A tortoise fossil embedded in 20-million-year-old rock has been found along the Oregon coast and a researcher is trying to remove it before the sea claims it.

"This is big," said Bill Hanshumaker, marine education specialist at the Hatfield Marine Science Center in Newport. "I've never seen anything like it before."

Hanshumaker said he is seeking permission to remove the fossil before it is lost to the tides and the sea.

The stone measures about 30 inches long by 24 inches wide, suggesting it was a land turtle. It was found along a beach in Lincoln County by Carol Ritzert, the owner of a Lincoln City spa.

"It didn't look like a regular rock. It looked organic," she said, adding it was her sister, Mary Jo Michaels, who first described it as a turtle.

"Once she said it," Ritzert said, "I stood back and said, 'Of course.' I was so excited."

Hanshumaker is awaiting the state paleontologist's report on the find. Meanwhile, he has begun the task of getting the state to grant permission to extract the fossil.
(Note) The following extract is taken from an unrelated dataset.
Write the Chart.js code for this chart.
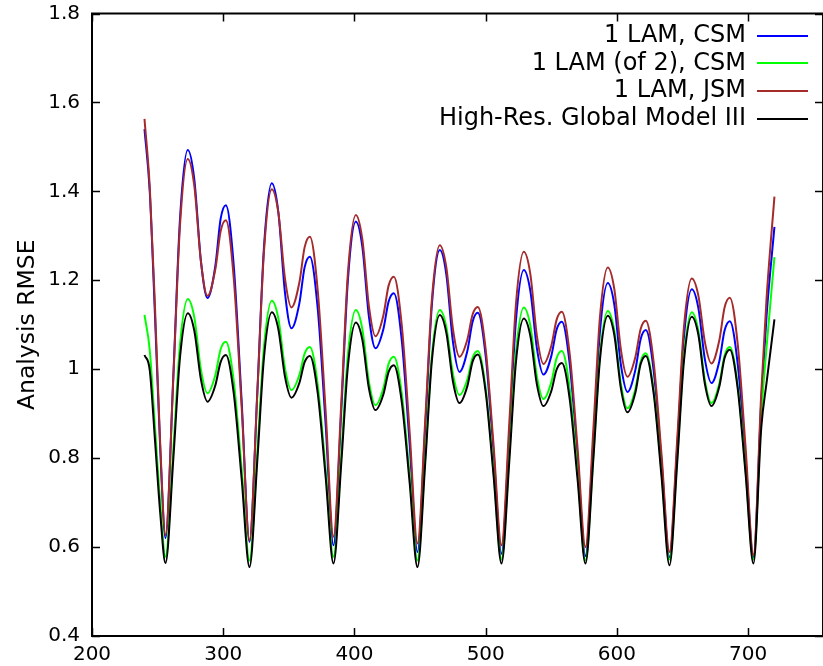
<!DOCTYPE html>
<html lang="en">
<head>
  <meta charset="UTF-8" />
  <title>Analysis RMSE</title>
  <script src="https://cdn.jsdelivr.net/npm/chart.js"></script>
  <style>
    body { margin: 0; background: #fff; }
  </style>
</head>
<body>
  <canvas id="chart" width="823" height="666"></canvas>

<script>
/* ---- data ---- */
const xs = [240,244,248,252,
  256,262,267,273,278,283,288,294,298,302,308,314,
  320,326,331,337,342,347,352,358,362,366,372,378,
  384,390,395,401,406,411,416,422,426,430,436,442,
  448,454,459,465,470,475,480,486,490,494,500,506,
  512,518,523,529,534,539,544,550,554,558,564,570,
  576,582,587,593,598,603,608,614,618,622,628,634,
  640,646,651,657,662,667,672,678,682,686,692,698,
  704,710,714,720];

const lamCsm = [1.54,1.40,1.12,0.82,
  0.62,0.987,1.336,1.493,1.426,1.243,1.16,1.233,1.338,1.369,1.233,0.930,
  0.612,0.951,1.273,1.418,1.353,1.173,1.092,1.148,1.229,1.253,1.136,0.877,
  0.604,0.910,1.201,1.332,1.275,1.118,1.047,1.090,1.152,1.171,1.066,0.833,
  0.589,0.874,1.146,1.268,1.213,1.062,0.994,1.041,1.107,1.127,1.029,0.813,
  0.585,0.853,1.108,1.223,1.176,1.047,0.988,1.030,1.089,1.107,1.012,0.801,
  0.58,0.838,1.083,1.194,1.145,1.010,0.949,0.998,1.067,1.088,0.996,0.792,
  0.577,0.830,1.071,1.18,1.138,1.022,0.969,1.018,1.087,1.108,1.012,0.800,
  0.577,0.93,1.12,1.32];

const lamOf2Csm = [1.122,1.043,0.87,0.70,
  0.578,0.822,1.054,1.158,1.116,0.999,0.946,0.987,1.045,1.062,0.973,0.777,
  0.57,0.815,1.049,1.154,1.114,1.003,0.953,0.987,1.035,1.05,0.965,0.776,
  0.578,0.811,1.033,1.133,1.090,0.972,0.919,0.957,1.012,1.028,0.946,0.762,
  0.57,0.806,1.032,1.133,1.095,0.990,0.942,0.977,1.026,1.041,0.957,0.769,
  0.572,0.810,1.037,1.139,1.098,0.984,0.933,0.971,1.025,1.041,0.956,0.768,
  0.57,0.806,1.030,1.131,1.087,0.967,0.912,0.955,1.017,1.036,0.952,0.767,
  0.572,0.806,1.028,1.128,1.087,0.975,0.924,0.968,1.031,1.05,0.964,0.773,
  0.572,0.90,1.05,1.252];

const lamJsm = [1.563,1.41,1.14,0.83,
  0.627,0.982,1.321,1.473,1.411,1.242,1.165,1.225,1.310,1.335,1.205,0.917,
  0.615,0.947,1.263,1.405,1.352,1.205,1.139,1.195,1.274,1.298,1.177,0.907,
  0.623,0.927,1.217,1.347,1.292,1.142,1.074,1.121,1.188,1.208,1.100,0.860,
  0.608,0.890,1.158,1.279,1.229,1.091,1.028,1.067,1.123,1.14,1.044,0.829,
  0.604,0.881,1.145,1.264,1.214,1.075,1.012,1.053,1.111,1.129,1.034,0.822,
  0.6,0.864,1.116,1.229,1.180,1.044,0.983,1.027,1.090,1.109,1.015,0.807,
  0.589,0.847,1.093,1.204,1.166,1.061,1.013,1.065,1.139,1.161,1.057,0.825,
  0.582,0.95,1.16,1.388];

const globalIII = [1.032,0.998,0.84,0.676,
  0.564,0.800,1.025,1.126,1.086,0.977,0.927,0.964,1.016,1.032,0.946,0.755,
  0.555,0.796,1.025,1.128,1.090,0.984,0.936,0.969,1.016,1.03,0.946,0.759,
  0.563,0.791,1.007,1.105,1.066,0.957,0.908,0.943,0.994,1.009,0.927,0.746,
  0.555,0.793,1.020,1.122,1.082,0.973,0.924,0.962,1.017,1.033,0.948,0.760,
  0.563,0.794,1.015,1.114,1.075,0.966,0.917,0.951,0.999,1.014,0.933,0.752,
  0.563,0.797,1.020,1.12,1.077,0.957,0.903,0.947,1.011,1.03,0.945,0.757,
  0.559,0.794,1.017,1.118,1.078,0.967,0.917,0.961,1.025,1.044,0.957,0.765,
  0.563,0.87,0.97,1.112];

const labels = ['1 LAM, CSM', '1 LAM (of 2), CSM', '1 LAM, JSM', 'High-Res. Global Model III'];
const colors = ['#0000ff', '#00ff00', '#a52a2a', '#000000'];
const xTicks = [200, 300, 400, 500, 600, 700];
const yTicks = [0.4, 0.6, 0.8, 1.0, 1.2, 1.4, 1.6, 1.8];

/* ---- frame, inward ticks and gnuplot style key ---- */
const framePlugin = {
  id: 'frame',
  afterDraw(chart) {
    const { ctx, chartArea: a, scales: { x, y } } = chart;
    ctx.save();
    ctx.strokeStyle = '#000';
    ctx.lineWidth = 2;
    ctx.strokeRect(a.left, a.top, a.right - a.left, a.bottom - a.top);
    ctx.lineWidth = 1.5;
    ctx.beginPath();
    xTicks.forEach(v => {
      const px = Math.round(x.getPixelForValue(v)) + 0.5;
      ctx.moveTo(px, a.bottom); ctx.lineTo(px, a.bottom - 8);
      ctx.moveTo(px, a.top);    ctx.lineTo(px, a.top + 8);
    });
    yTicks.forEach(v => {
      const py = Math.round(y.getPixelForValue(v)) + 0.5;
      ctx.moveTo(a.left, py);  ctx.lineTo(a.left + 8, py);
      ctx.moveTo(a.right, py); ctx.lineTo(a.right - 8, py);
    });
    ctx.stroke();

    // key, top right
    ctx.font = '24px "DejaVu Sans"';
    ctx.textAlign = 'right';
    ctx.textBaseline = 'middle';
    chart.data.datasets.forEach((ds, i) => {
      const ry = a.top + 22 + i * 27.8;
      ctx.fillStyle = '#000';
      ctx.fillText(ds.label, a.right - 77, ry);
      ctx.strokeStyle = ds.borderColor;
      ctx.lineWidth = 2;
      ctx.beginPath();
      ctx.moveTo(a.right - 66, Math.round(ry));
      ctx.lineTo(a.right - 15, Math.round(ry));
      ctx.stroke();
    });
    ctx.restore();
  }
};

const series = [lamCsm, lamOf2Csm, lamJsm, globalIII];

Chart.defaults.font.family = '"DejaVu Sans"';
Chart.defaults.font.size = 20;
Chart.defaults.color = '#000';

new Chart(document.getElementById('chart'), {
  type: 'line',
  data: {
    datasets: series.map((s, i) => ({
      label: labels[i],
      data: xs.map((xv, j) => ({ x: xv, y: s[j] })),
      borderColor: colors[i],
      borderWidth: 2,
      pointRadius: 0,
      fill: false,
      cubicInterpolationMode: 'monotone',
      order: 4 - i
    }))
  },
  options: {
    responsive: false,
    animation: false,
    layout: { padding: { top: 13.5, right: 0, left: 0, bottom: 0 } },
    plugins: { legend: { display: false }, tooltip: { enabled: false } },
    scales: {
      x: {
        type: 'linear',
        min: 200, max: 757,
        afterBuildTicks: s => { s.ticks = xTicks.map(v => ({ value: v })); },
        afterFit: s => { s.height = 30; s.paddingLeft = 0; s.paddingRight = 0; },
        grid: { display: false, drawTicks: false },
        border: { display: false },
        ticks: { padding: 7, maxRotation: 0 }
      },
      y: {
        min: 0.4, max: 1.8,
        afterBuildTicks: s => { s.ticks = yTicks.map(v => ({ value: v })); },
        afterFit: s => { s.width = 92; s.paddingTop = 0; s.paddingBottom = 0; },
        grid: { display: false, drawTicks: false },
        border: { display: false },
        ticks: { padding: 12, callback: v => String(+v.toFixed(1)) },
        title: { display: true, text: 'Analysis RMSE', font: { size: 23.5 }, padding: { top: 14, bottom: 4 } }
      }
    }
  },
  plugins: [framePlugin]
});
</script>
</body>
</html>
"It's extremely fragile," Hanshumaker says. "I'm positive we will lose it if we don't extract it. It's only going to take a couple of storms to knock it off."

How the tortoise wound up buried in mudstone is a mystery.

"It had to get buried very quickly in deep water," Hanshumaker said. "What was it doing out there? How was it buried so rapidly?" He says it may have been entombed in an underwater landslide, common during earthquakes.

Guy DiTorrice of Newport, known as "The Fossil Guy" and credited with winning Oregon its own state fossil, says the tortoise also could have died inland and ended up in a river before floating out to sea.

The fossil was found in rock that is estimated to be about 20 million years old "but we won't know for sure how old it is until we get it out," he said.

DiTorrice said the last time a discovery of this significance was made was in the 1970s, when Guy Pierson found a seal or sea lion of similar age near Newport. Parts of that fossil are at the University of Oregon museum and the Smithsonian.